Conscientes de ello, han procurado no delatarse. Pero claro, no han caído en la cuenta que tan delatora resulta la expresión ocultada como la usada. Pues, y esto lo sabe cualquiera, ¿cuándo ha sido necesario que un acto administrativo requiera confirmación para producir efectos? Es más, ¿cuándo ha sido necesario que el parlamento, la ley, tenga que confirmar los actos dictados por los órganos administrativos para que sean válidos y eficaces? ¿Cuáles son los fundamentos jurídicos de esa disposición? Es decir, ¿en qué ley pone eso, que el parlamento tenga que confirmar los actos de los órganos administrativos?
Obviamente, tales preguntas no requieren respuesta.
Porque, si los actos administrativos adolecían de algún vicio dimanante de la nulidad del reglamento de la ATA, no había más que un camino para su subsanación: el establecido en la ley vigente y preexistente.
La incompetencia de una administración de amiguetes, unida a la prepotencia de un gobierno que desprecia la Ley, les ha llevado a esta situación: una solución aberrante desde el punto de vista jurídico y despótica desde el punto de vista político.
Desde la pura perspectiva jurídica causa bochorno como quiera que se mire. No hay por dónde cogerlo. Y encima está plagado de referencias mendaces. Y, para colmo, se hace de manera escandalosamente indiscriminada. Se confirman “todos los actos”, no se sabe cuáles; en “cuanto adolezcan de cualquier vicio”, no se sabe cuál; o sea, no se sabe si adolecen o no de algún vicio, y, por si acaso, se confirman “en cuanto adolezcan”. ¡¡¡Insólito y portentoso!!! ¿Hay juristas en la Junta? ¿De verdad? ¡¡¡Venga ya…!!!
Y desde el enfoque político, a lo ya dicho habría que añadir lo repudiable que resulta en un sistema democrático el recurso a la ley “ad hoc”, a la ley a la medida, para el caso concreto. No significa eso que en un estado de derecho no existan leyes “ad hoc”, por supuesto. Lo que quiero decir es que en un estado democrático de derecho, como supuestamente es éste, no es admisible la elaboración de una ley para abordar un caso concreto como éste (subsanación o confirmación de actos), cuya regulación ya está establecida en una ley ordinaria, abstracta y vigente. Del mismo modo en que no es aceptable la derogación singular de los reglamentos, es decir, adaptar la norma para que un determinado supuesto singular tenga encaje en ella, tampoco es admisible la ley elaborada para escamotear la aplicación de la ley general vigente a un caso concreto. Porque sería contrario a la seguridad jurídica y a la objetividad que la Constitución garantizan.

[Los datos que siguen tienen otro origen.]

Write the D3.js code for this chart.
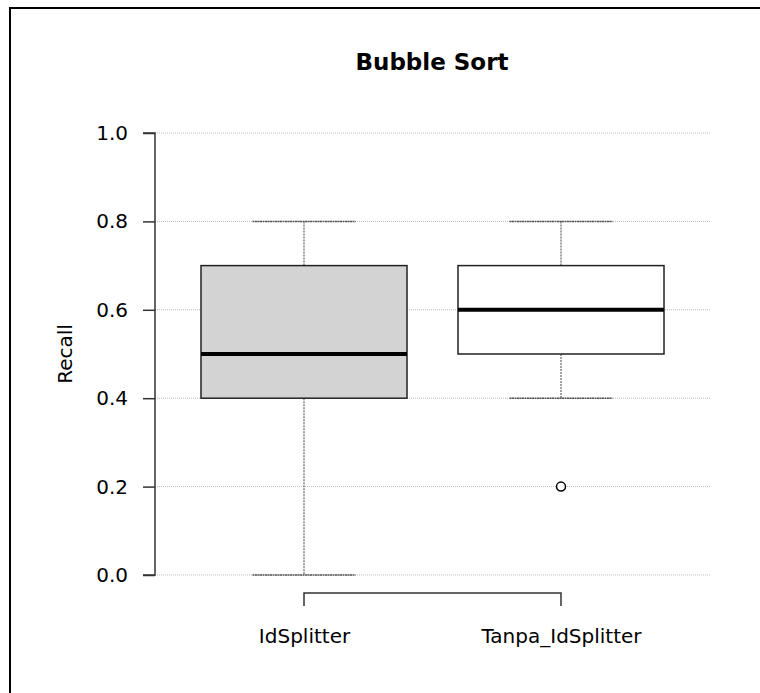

Cuando el gobernante actúa de espaldas a la Ley, cuando la Ley se le antoja un corsé  y convierte al parlamento en sastrería que confecciona trajes a medida, designarlo déspota es honrar la verdad. Cuando el gobernante ceba la hacienda pública (y ¡ojalá sólo fuera la hacienda pública!) metiendo la mano directamente en el bolsillo del contribuyente, prescindiendo de las formas y garantías de la Ley, so pretexto de "no someter a la ciudadanía a un peregrinaje administrativo" (sic), entonces, nada le diferencia de un saqueador o un bandolero.
¿Alguien piensa ahora que exagerábamos?